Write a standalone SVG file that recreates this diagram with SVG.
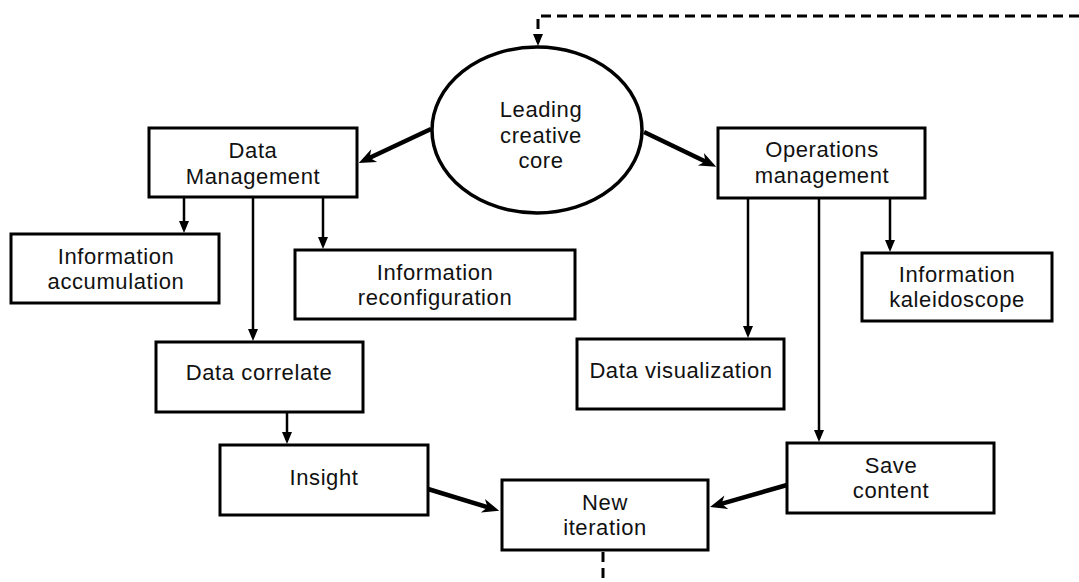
<svg xmlns="http://www.w3.org/2000/svg" width="1079" height="582" viewBox="0 0 1079 582">
<style>
.box{fill:#fff;stroke:#000;stroke-width:3}
.t{font-family:"Liberation Sans",Arial,sans-serif;font-size:22px;letter-spacing:0.6px;fill:#111;text-anchor:middle}
.thin{stroke:#000;stroke-width:2.5;fill:none}
.thick{stroke:#000;stroke-width:4.5;fill:none}
.dash{stroke:#000;stroke-width:3;fill:none;stroke-dasharray:10 6}
</style>
<defs>
<marker id="tri" markerUnits="userSpaceOnUse" markerWidth="12" markerHeight="10" refX="8" refY="5" orient="auto" overflow="visible">
<path d="M0,0 L12,5 L0,10 z" fill="#000"/>
</marker>
<marker id="barb" markerUnits="userSpaceOnUse" markerWidth="18" markerHeight="16" refX="9" refY="8" orient="auto" overflow="visible">
<path d="M0,1 L17,8 L0,15 L5,8 z" fill="#000"/>
</marker>
</defs>
<g id="connectors">
<path class="dash" d="M1079,16 H538 V42" marker-end="url(#tri)"/>
<line class="thick" x1="431" y1="129" x2="366" y2="159.5" marker-end="url(#barb)"/>
<line class="thick" x1="644" y1="132" x2="709" y2="163.2" marker-end="url(#barb)"/>
<line class="thick" x1="428" y1="489" x2="491.5" y2="508.4" marker-end="url(#barb)"/>
<line class="thick" x1="787" y1="485" x2="717.7" y2="504.8" marker-end="url(#barb)"/>
<line class="thin" x1="184" y1="197" x2="184" y2="229" marker-end="url(#tri)"/>
<line class="thin" x1="253" y1="197" x2="253" y2="337" marker-end="url(#tri)"/>
<line class="thin" x1="323" y1="197" x2="323" y2="245" marker-end="url(#tri)"/>
<line class="thin" x1="287" y1="412" x2="287" y2="440" marker-end="url(#tri)"/>
<line class="thin" x1="748" y1="198" x2="748" y2="334" marker-end="url(#tri)"/>
<line class="thin" x1="819" y1="198" x2="819" y2="438" marker-end="url(#tri)"/>
<line class="thin" x1="890" y1="198" x2="890" y2="248" marker-end="url(#tri)"/>
<line class="dash" x1="603" y1="552" x2="603" y2="582"/>
</g>
<g id="leading-creative-core">
<ellipse cx="537" cy="130" rx="105" ry="83" fill="#fff" stroke="#000" stroke-width="3.5"/>
<text class="t" x="541" y="117">Leading</text>
<text class="t" x="541" y="143">creative</text>
<text class="t" x="541" y="168">core</text>
</g>
<g id="data-management">
<rect class="box" x="149" y="128" width="208" height="69"/>
<text class="t" x="253" y="158">Data</text>
<text class="t" x="253" y="184">Management</text>
</g>
<g id="information-accumulation">
<rect class="box" x="11" y="234" width="208" height="69"/>
<text class="t" x="116" y="264">Information</text>
<text class="t" x="116" y="289">accumulation</text>
</g>
<g id="information-reconfiguration">
<rect class="box" x="295" y="250" width="280" height="69"/>
<text class="t" x="435" y="280">Information</text>
<text class="t" x="435" y="305">reconfiguration</text>
</g>
<g id="data-correlate">
<rect class="box" x="156" y="342" width="207" height="70"/>
<text class="t" x="259" y="380">Data correlate</text>
</g>
<g id="insight">
<rect class="box" x="220" y="445" width="208" height="70"/>
<text class="t" x="324" y="485">Insight</text>
</g>
<g id="new-iteration">
<rect class="box" x="502" y="480" width="206" height="70"/>
<text class="t" x="605" y="510">New</text>
<text class="t" x="605" y="535">iteration</text>
</g>
<g id="operations-management">
<rect class="box" x="718" y="128" width="207" height="70"/>
<text class="t" x="822" y="157">Operations</text>
<text class="t" x="822" y="183">management</text>
</g>
<g id="information-kaleidoscope">
<rect class="box" x="862" y="253" width="190" height="68"/>
<text class="t" x="957" y="282">Information</text>
<text class="t" x="957" y="307">kaleidoscope</text>
</g>
<g id="data-visualization">
<rect class="box" x="577" y="339" width="207" height="70"/>
<text class="t" x="681" y="378">Data visualization</text>
</g>
<g id="save-content">
<rect class="box" x="787" y="443" width="207" height="70"/>
<text class="t" x="891" y="473">Save</text>
<text class="t" x="891" y="498">content</text>
</g>
</svg>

------------------------------------

## What the exercise asks
Repeat the material above verbatim. Leave the pictures behind.

## Written reply
Write a standalone SVG file that recreates this diagram with SVG.
<svg xmlns="http://www.w3.org/2000/svg" width="1079" height="582" viewBox="0 0 1079 582">
<style>
.box{fill:#fff;stroke:#000;stroke-width:3}
.t{font-family:"Liberation Sans",Arial,sans-serif;font-size:22px;letter-spacing:0.6px;fill:#111;text-anchor:middle}
.thin{stroke:#000;stroke-width:2.5;fill:none}
.thick{stroke:#000;stroke-width:4.5;fill:none}
.dash{stroke:#000;stroke-width:3;fill:none;stroke-dasharray:10 6}
</style>
<defs>
<marker id="tri" markerUnits="userSpaceOnUse" markerWidth="12" markerHeight="10" refX="8" refY="5" orient="auto" overflow="visible">
<path d="M0,0 L12,5 L0,10 z" fill="#000"/>
</marker>
<marker id="barb" markerUnits="userSpaceOnUse" markerWidth="18" markerHeight="16" refX="9" refY="8" orient="auto" overflow="visible">
<path d="M0,1 L17,8 L0,15 L5,8 z" fill="#000"/>
</marker>
</defs>
<g id="connectors">
<path class="dash" d="M1079,16 H538 V42" marker-end="url(#tri)"/>
<line class="thick" x1="431" y1="129" x2="366" y2="159.5" marker-end="url(#barb)"/>
<line class="thick" x1="644" y1="132" x2="709" y2="163.2" marker-end="url(#barb)"/>
<line class="thick" x1="428" y1="489" x2="491.5" y2="508.4" marker-end="url(#barb)"/>
<line class="thick" x1="787" y1="485" x2="717.7" y2="504.8" marker-end="url(#barb)"/>
<line class="thin" x1="184" y1="197" x2="184" y2="229" marker-end="url(#tri)"/>
<line class="thin" x1="253" y1="197" x2="253" y2="337" marker-end="url(#tri)"/>
<line class="thin" x1="323" y1="197" x2="323" y2="245" marker-end="url(#tri)"/>
<line class="thin" x1="287" y1="412" x2="287" y2="440" marker-end="url(#tri)"/>
<line class="thin" x1="748" y1="198" x2="748" y2="334" marker-end="url(#tri)"/>
<line class="thin" x1="819" y1="198" x2="819" y2="438" marker-end="url(#tri)"/>
<line class="thin" x1="890" y1="198" x2="890" y2="248" marker-end="url(#tri)"/>
<line class="dash" x1="603" y1="552" x2="603" y2="582"/>
</g>
<g id="leading-creative-core">
<ellipse cx="537" cy="130" rx="105" ry="83" fill="#fff" stroke="#000" stroke-width="3.5"/>
<text class="t" x="541" y="117">Leading</text>
<text class="t" x="541" y="143">creative</text>
<text class="t" x="541" y="168">core</text>
</g>
<g id="data-management">
<rect class="box" x="149" y="128" width="208" height="69"/>
<text class="t" x="253" y="158">Data</text>
<text class="t" x="253" y="184">Management</text>
</g>
<g id="information-accumulation">
<rect class="box" x="11" y="234" width="208" height="69"/>
<text class="t" x="116" y="264">Information</text>
<text class="t" x="116" y="289">accumulation</text>
</g>
<g id="information-reconfiguration">
<rect class="box" x="295" y="250" width="280" height="69"/>
<text class="t" x="435" y="280">Information</text>
<text class="t" x="435" y="305">reconfiguration</text>
</g>
<g id="data-correlate">
<rect class="box" x="156" y="342" width="207" height="70"/>
<text class="t" x="259" y="380">Data correlate</text>
</g>
<g id="insight">
<rect class="box" x="220" y="445" width="208" height="70"/>
<text class="t" x="324" y="485">Insight</text>
</g>
<g id="new-iteration">
<rect class="box" x="502" y="480" width="206" height="70"/>
<text class="t" x="605" y="510">New</text>
<text class="t" x="605" y="535">iteration</text>
</g>
<g id="operations-management">
<rect class="box" x="718" y="128" width="207" height="70"/>
<text class="t" x="822" y="157">Operations</text>
<text class="t" x="822" y="183">management</text>
</g>
<g id="information-kaleidoscope">
<rect class="box" x="862" y="253" width="190" height="68"/>
<text class="t" x="957" y="282">Information</text>
<text class="t" x="957" y="307">kaleidoscope</text>
</g>
<g id="data-visualization">
<rect class="box" x="577" y="339" width="207" height="70"/>
<text class="t" x="681" y="378">Data visualization</text>
</g>
<g id="save-content">
<rect class="box" x="787" y="443" width="207" height="70"/>
<text class="t" x="891" y="473">Save</text>
<text class="t" x="891" y="498">content</text>
</g>
</svg>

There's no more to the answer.